To do> Repeat the listing exactly as given, omitting every image.

Provided data>
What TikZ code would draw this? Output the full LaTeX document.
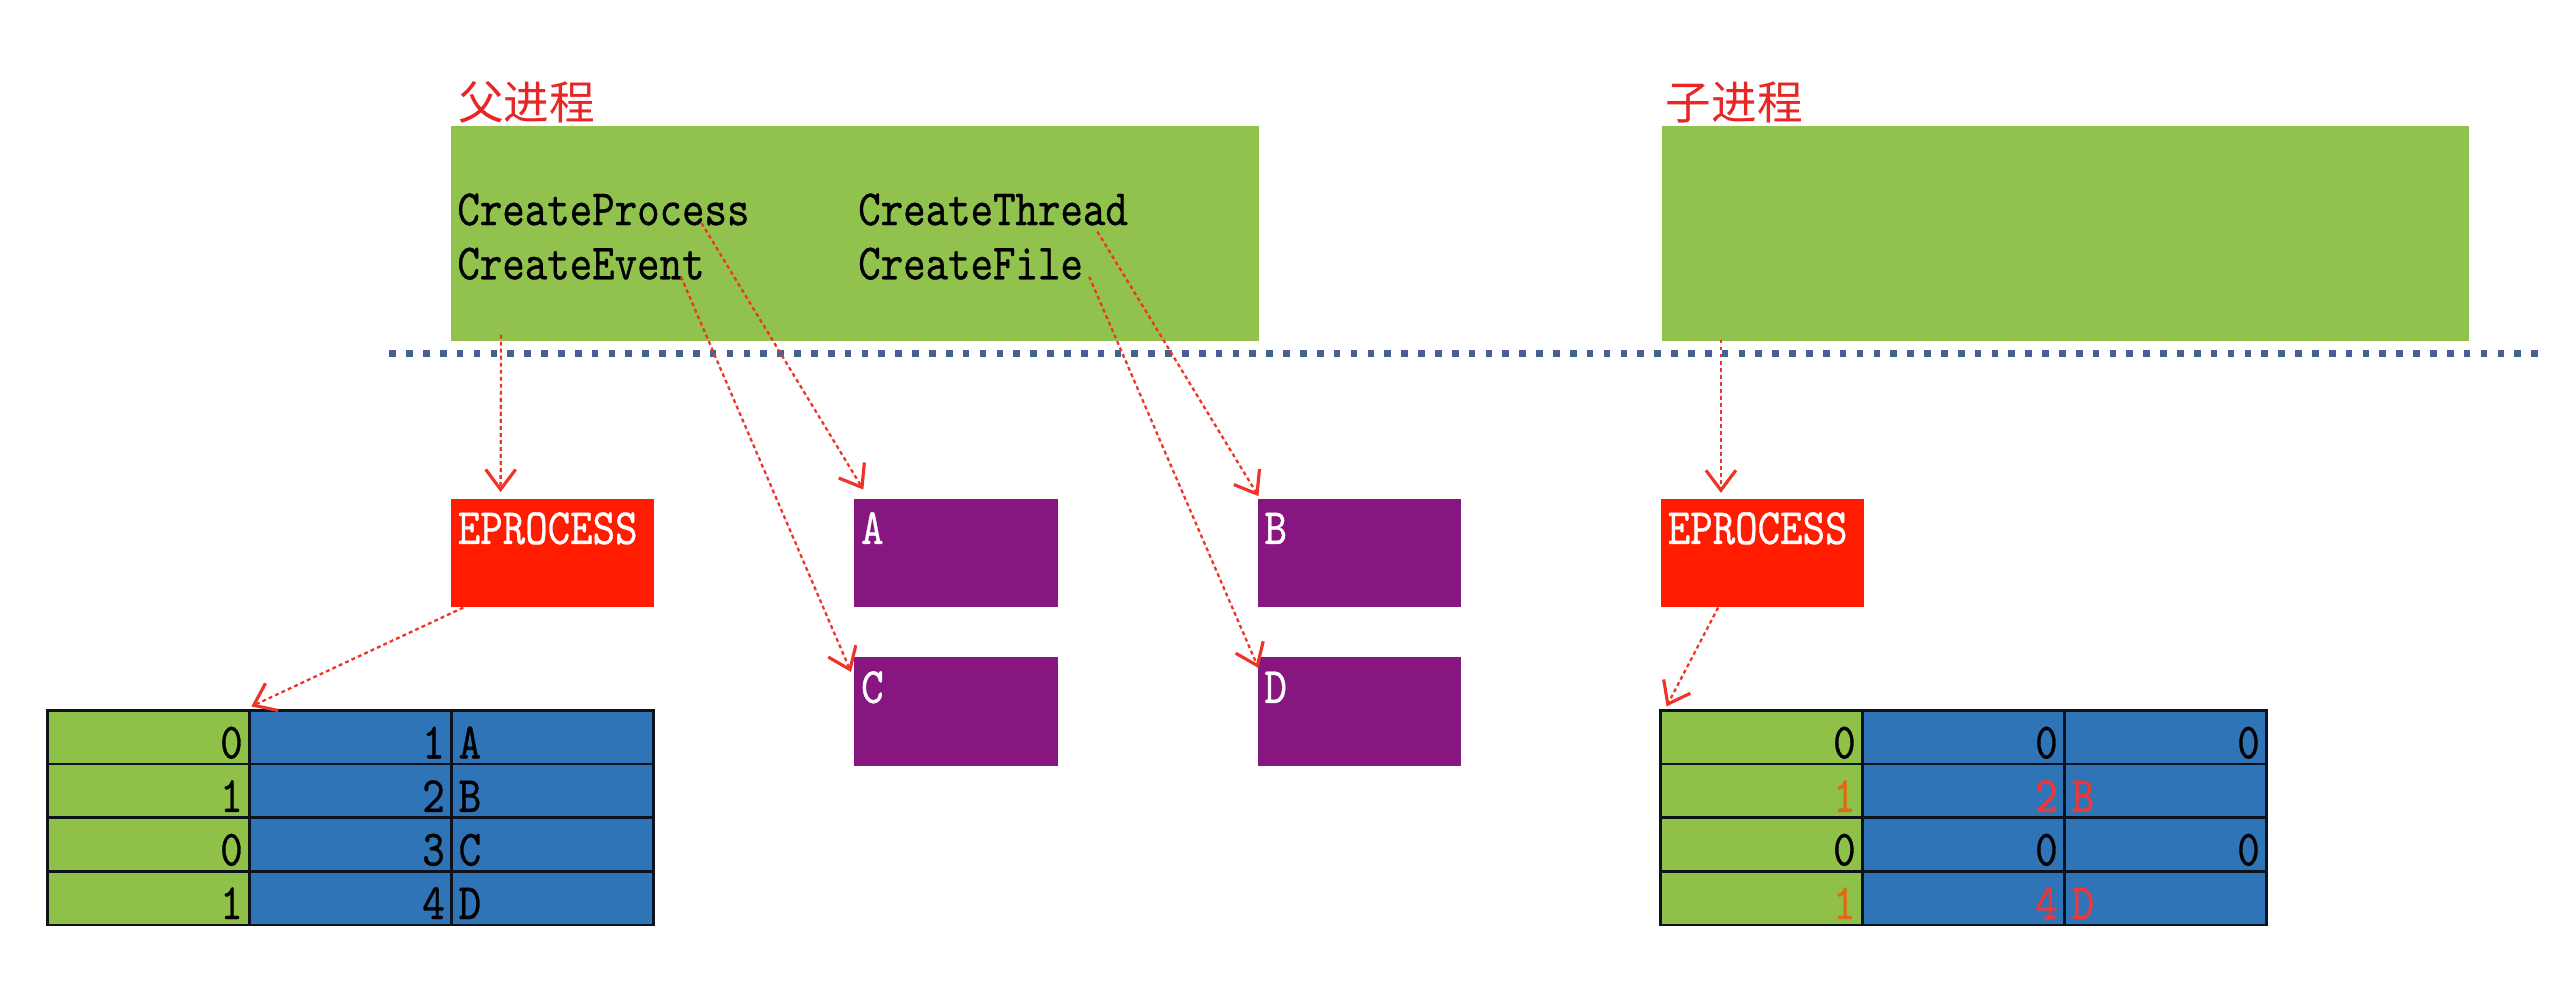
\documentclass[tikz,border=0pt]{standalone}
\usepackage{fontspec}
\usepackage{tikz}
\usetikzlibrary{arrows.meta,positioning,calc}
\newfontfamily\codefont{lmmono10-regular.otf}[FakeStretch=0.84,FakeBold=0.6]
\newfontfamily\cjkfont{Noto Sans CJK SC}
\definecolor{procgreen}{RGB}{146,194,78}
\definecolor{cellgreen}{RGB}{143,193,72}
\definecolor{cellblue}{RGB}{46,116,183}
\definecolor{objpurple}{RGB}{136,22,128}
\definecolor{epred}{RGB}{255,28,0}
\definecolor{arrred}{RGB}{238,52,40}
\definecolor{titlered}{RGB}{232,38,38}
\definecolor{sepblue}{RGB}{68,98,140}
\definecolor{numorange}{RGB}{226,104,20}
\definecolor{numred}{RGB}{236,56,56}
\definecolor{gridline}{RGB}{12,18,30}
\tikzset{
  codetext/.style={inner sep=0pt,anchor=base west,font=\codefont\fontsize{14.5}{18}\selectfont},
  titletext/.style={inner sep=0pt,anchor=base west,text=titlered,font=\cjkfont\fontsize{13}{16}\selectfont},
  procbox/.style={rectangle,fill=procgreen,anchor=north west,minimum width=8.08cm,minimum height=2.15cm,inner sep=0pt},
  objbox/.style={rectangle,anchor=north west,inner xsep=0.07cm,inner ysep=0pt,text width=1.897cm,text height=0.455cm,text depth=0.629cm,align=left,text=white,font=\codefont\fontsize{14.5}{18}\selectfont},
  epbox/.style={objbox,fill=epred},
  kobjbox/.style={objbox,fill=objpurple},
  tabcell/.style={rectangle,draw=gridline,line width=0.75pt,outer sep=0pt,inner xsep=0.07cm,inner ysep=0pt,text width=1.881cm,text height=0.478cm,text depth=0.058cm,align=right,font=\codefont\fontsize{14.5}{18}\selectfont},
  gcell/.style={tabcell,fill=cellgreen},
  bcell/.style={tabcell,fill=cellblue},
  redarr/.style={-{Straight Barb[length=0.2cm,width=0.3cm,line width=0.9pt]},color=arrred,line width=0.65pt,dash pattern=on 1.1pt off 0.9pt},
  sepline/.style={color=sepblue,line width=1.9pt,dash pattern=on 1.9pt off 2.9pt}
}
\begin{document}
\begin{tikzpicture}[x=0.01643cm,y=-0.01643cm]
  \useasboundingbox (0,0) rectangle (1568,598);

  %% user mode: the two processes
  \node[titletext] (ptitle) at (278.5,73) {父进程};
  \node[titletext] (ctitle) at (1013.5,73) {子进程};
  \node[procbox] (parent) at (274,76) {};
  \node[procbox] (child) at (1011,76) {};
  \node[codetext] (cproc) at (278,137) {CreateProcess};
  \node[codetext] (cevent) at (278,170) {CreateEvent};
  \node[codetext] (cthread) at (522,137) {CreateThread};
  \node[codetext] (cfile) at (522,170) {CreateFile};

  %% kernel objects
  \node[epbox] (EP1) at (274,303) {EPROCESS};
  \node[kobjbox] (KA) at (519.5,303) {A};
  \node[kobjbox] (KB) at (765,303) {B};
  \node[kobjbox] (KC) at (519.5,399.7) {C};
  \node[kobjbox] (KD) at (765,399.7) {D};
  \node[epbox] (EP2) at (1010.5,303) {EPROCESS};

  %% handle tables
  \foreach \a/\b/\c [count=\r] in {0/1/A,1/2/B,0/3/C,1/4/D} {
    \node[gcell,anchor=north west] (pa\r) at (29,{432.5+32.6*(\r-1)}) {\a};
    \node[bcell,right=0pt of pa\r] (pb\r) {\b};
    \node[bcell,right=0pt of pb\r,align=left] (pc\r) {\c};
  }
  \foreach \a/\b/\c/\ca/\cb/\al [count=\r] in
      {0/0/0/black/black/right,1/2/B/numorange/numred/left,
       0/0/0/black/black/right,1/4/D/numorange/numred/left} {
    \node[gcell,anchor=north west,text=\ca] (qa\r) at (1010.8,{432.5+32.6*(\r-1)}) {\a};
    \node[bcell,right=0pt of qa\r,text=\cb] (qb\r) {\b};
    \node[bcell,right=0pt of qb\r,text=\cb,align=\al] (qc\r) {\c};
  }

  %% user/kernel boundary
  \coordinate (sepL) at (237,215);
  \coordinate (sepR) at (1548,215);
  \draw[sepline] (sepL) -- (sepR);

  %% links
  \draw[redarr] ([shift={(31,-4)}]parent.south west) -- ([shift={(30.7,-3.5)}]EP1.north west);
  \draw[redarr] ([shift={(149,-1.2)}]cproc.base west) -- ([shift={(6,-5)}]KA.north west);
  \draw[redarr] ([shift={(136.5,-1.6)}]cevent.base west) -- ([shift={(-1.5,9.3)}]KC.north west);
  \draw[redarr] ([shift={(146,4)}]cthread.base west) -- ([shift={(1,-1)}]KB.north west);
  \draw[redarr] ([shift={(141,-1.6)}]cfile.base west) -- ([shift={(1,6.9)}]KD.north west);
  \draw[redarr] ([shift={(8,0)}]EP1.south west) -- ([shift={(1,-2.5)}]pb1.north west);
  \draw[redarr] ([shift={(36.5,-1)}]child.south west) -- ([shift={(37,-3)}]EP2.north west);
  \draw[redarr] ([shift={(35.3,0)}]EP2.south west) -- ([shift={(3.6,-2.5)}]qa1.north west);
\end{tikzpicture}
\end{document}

Reply>
What TikZ code would draw this? Output the full LaTeX document.
\documentclass[tikz,border=0pt]{standalone}
\usepackage{fontspec}
\usepackage{tikz}
\usetikzlibrary{arrows.meta,positioning,calc}
\newfontfamily\codefont{lmmono10-regular.otf}[FakeStretch=0.84,FakeBold=0.6]
\newfontfamily\cjkfont{Noto Sans CJK SC}
\definecolor{procgreen}{RGB}{146,194,78}
\definecolor{cellgreen}{RGB}{143,193,72}
\definecolor{cellblue}{RGB}{46,116,183}
\definecolor{objpurple}{RGB}{136,22,128}
\definecolor{epred}{RGB}{255,28,0}
\definecolor{arrred}{RGB}{238,52,40}
\definecolor{titlered}{RGB}{232,38,38}
\definecolor{sepblue}{RGB}{68,98,140}
\definecolor{numorange}{RGB}{226,104,20}
\definecolor{numred}{RGB}{236,56,56}
\definecolor{gridline}{RGB}{12,18,30}
\tikzset{
  codetext/.style={inner sep=0pt,anchor=base west,font=\codefont\fontsize{14.5}{18}\selectfont},
  titletext/.style={inner sep=0pt,anchor=base west,text=titlered,font=\cjkfont\fontsize{13}{16}\selectfont},
  procbox/.style={rectangle,fill=procgreen,anchor=north west,minimum width=8.08cm,minimum height=2.15cm,inner sep=0pt},
  objbox/.style={rectangle,anchor=north west,inner xsep=0.07cm,inner ysep=0pt,text width=1.897cm,text height=0.455cm,text depth=0.629cm,align=left,text=white,font=\codefont\fontsize{14.5}{18}\selectfont},
  epbox/.style={objbox,fill=epred},
  kobjbox/.style={objbox,fill=objpurple},
  tabcell/.style={rectangle,draw=gridline,line width=0.75pt,outer sep=0pt,inner xsep=0.07cm,inner ysep=0pt,text width=1.881cm,text height=0.478cm,text depth=0.058cm,align=right,font=\codefont\fontsize{14.5}{18}\selectfont},
  gcell/.style={tabcell,fill=cellgreen},
  bcell/.style={tabcell,fill=cellblue},
  redarr/.style={-{Straight Barb[length=0.2cm,width=0.3cm,line width=0.9pt]},color=arrred,line width=0.65pt,dash pattern=on 1.1pt off 0.9pt},
  sepline/.style={color=sepblue,line width=1.9pt,dash pattern=on 1.9pt off 2.9pt}
}
\begin{document}
\begin{tikzpicture}[x=0.01643cm,y=-0.01643cm]
  \useasboundingbox (0,0) rectangle (1568,598);

  %% user mode: the two processes
  \node[titletext] (ptitle) at (278.5,73) {父进程};
  \node[titletext] (ctitle) at (1013.5,73) {子进程};
  \node[procbox] (parent) at (274,76) {};
  \node[procbox] (child) at (1011,76) {};
  \node[codetext] (cproc) at (278,137) {CreateProcess};
  \node[codetext] (cevent) at (278,170) {CreateEvent};
  \node[codetext] (cthread) at (522,137) {CreateThread};
  \node[codetext] (cfile) at (522,170) {CreateFile};

  %% kernel objects
  \node[epbox] (EP1) at (274,303) {EPROCESS};
  \node[kobjbox] (KA) at (519.5,303) {A};
  \node[kobjbox] (KB) at (765,303) {B};
  \node[kobjbox] (KC) at (519.5,399.7) {C};
  \node[kobjbox] (KD) at (765,399.7) {D};
  \node[epbox] (EP2) at (1010.5,303) {EPROCESS};

  %% handle tables
  \foreach \a/\b/\c [count=\r] in {0/1/A,1/2/B,0/3/C,1/4/D} {
    \node[gcell,anchor=north west] (pa\r) at (29,{432.5+32.6*(\r-1)}) {\a};
    \node[bcell,right=0pt of pa\r] (pb\r) {\b};
    \node[bcell,right=0pt of pb\r,align=left] (pc\r) {\c};
  }
  \foreach \a/\b/\c/\ca/\cb/\al [count=\r] in
      {0/0/0/black/black/right,1/2/B/numorange/numred/left,
       0/0/0/black/black/right,1/4/D/numorange/numred/left} {
    \node[gcell,anchor=north west,text=\ca] (qa\r) at (1010.8,{432.5+32.6*(\r-1)}) {\a};
    \node[bcell,right=0pt of qa\r,text=\cb] (qb\r) {\b};
    \node[bcell,right=0pt of qb\r,text=\cb,align=\al] (qc\r) {\c};
  }

  %% user/kernel boundary
  \coordinate (sepL) at (237,215);
  \coordinate (sepR) at (1548,215);
  \draw[sepline] (sepL) -- (sepR);

  %% links
  \draw[redarr] ([shift={(31,-4)}]parent.south west) -- ([shift={(30.7,-3.5)}]EP1.north west);
  \draw[redarr] ([shift={(149,-1.2)}]cproc.base west) -- ([shift={(6,-5)}]KA.north west);
  \draw[redarr] ([shift={(136.5,-1.6)}]cevent.base west) -- ([shift={(-1.5,9.3)}]KC.north west);
  \draw[redarr] ([shift={(146,4)}]cthread.base west) -- ([shift={(1,-1)}]KB.north west);
  \draw[redarr] ([shift={(141,-1.6)}]cfile.base west) -- ([shift={(1,6.9)}]KD.north west);
  \draw[redarr] ([shift={(8,0)}]EP1.south west) -- ([shift={(1,-2.5)}]pb1.north west);
  \draw[redarr] ([shift={(36.5,-1)}]child.south west) -- ([shift={(37,-3)}]EP2.north west);
  \draw[redarr] ([shift={(35.3,0)}]EP2.south west) -- ([shift={(3.6,-2.5)}]qa1.north west);
\end{tikzpicture}
\end{document}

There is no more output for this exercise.